Hybrid Task: Google Font Subsetting Service
Google Font Subsetting Service receives a URL from requesters -> crawls the URL -> reads some large font file (10s of MB) from disks -> setups index in the memory -> subsets the font -> output the font to the disks -> serve the static file to requester. One part of the requesting is disk I/O bounded and the other is CPU bounded. We run the web server on single machines using original Node.js, Parallel.js and Accel.js to measure the throughput and response time:
- Both Accel.js and Parallel.js achieves 2x better performance in resp. time and throughput. Since part of the task is Disk I/O bounded, the application cannot achieve wonderful 4x speedup.
- Accel.js outperforms Parallel.js because Accel.js has optimized data communication socket, and delta synchronization so that the functions and data will not be transferred twice.

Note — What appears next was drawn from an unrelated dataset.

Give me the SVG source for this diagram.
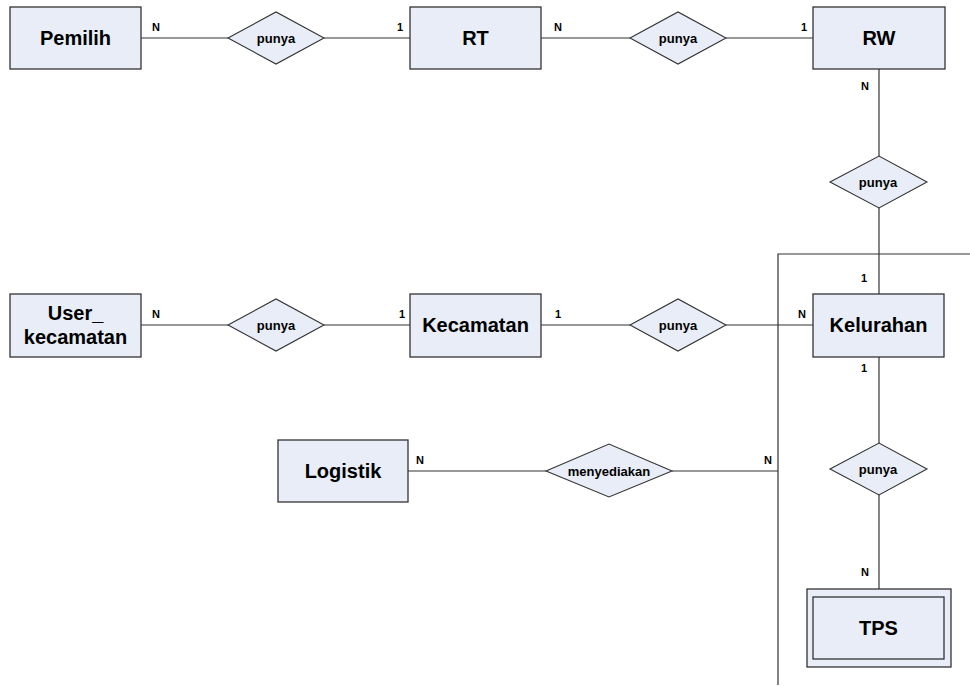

- Accel.js is capable of scaling further on distributed environment since there’s no disk contention on different machines. In this scenario, Accel.js master is some-kind like a load balancer in cluster.
We also introduces some possibility to issue Cache Hit Request, which requests generated subsetted fonts and is served just a static file. The response time of Cache Hit Request is as follows:
- Cache Hit Request is expected to be served in almost no time.
- Serial server takes very long to serve it because the event loop is blocked by other computing requests and cannot serve any request.
LIST OF WORK BY EACH STUDENT
Equal work was performed by both project members.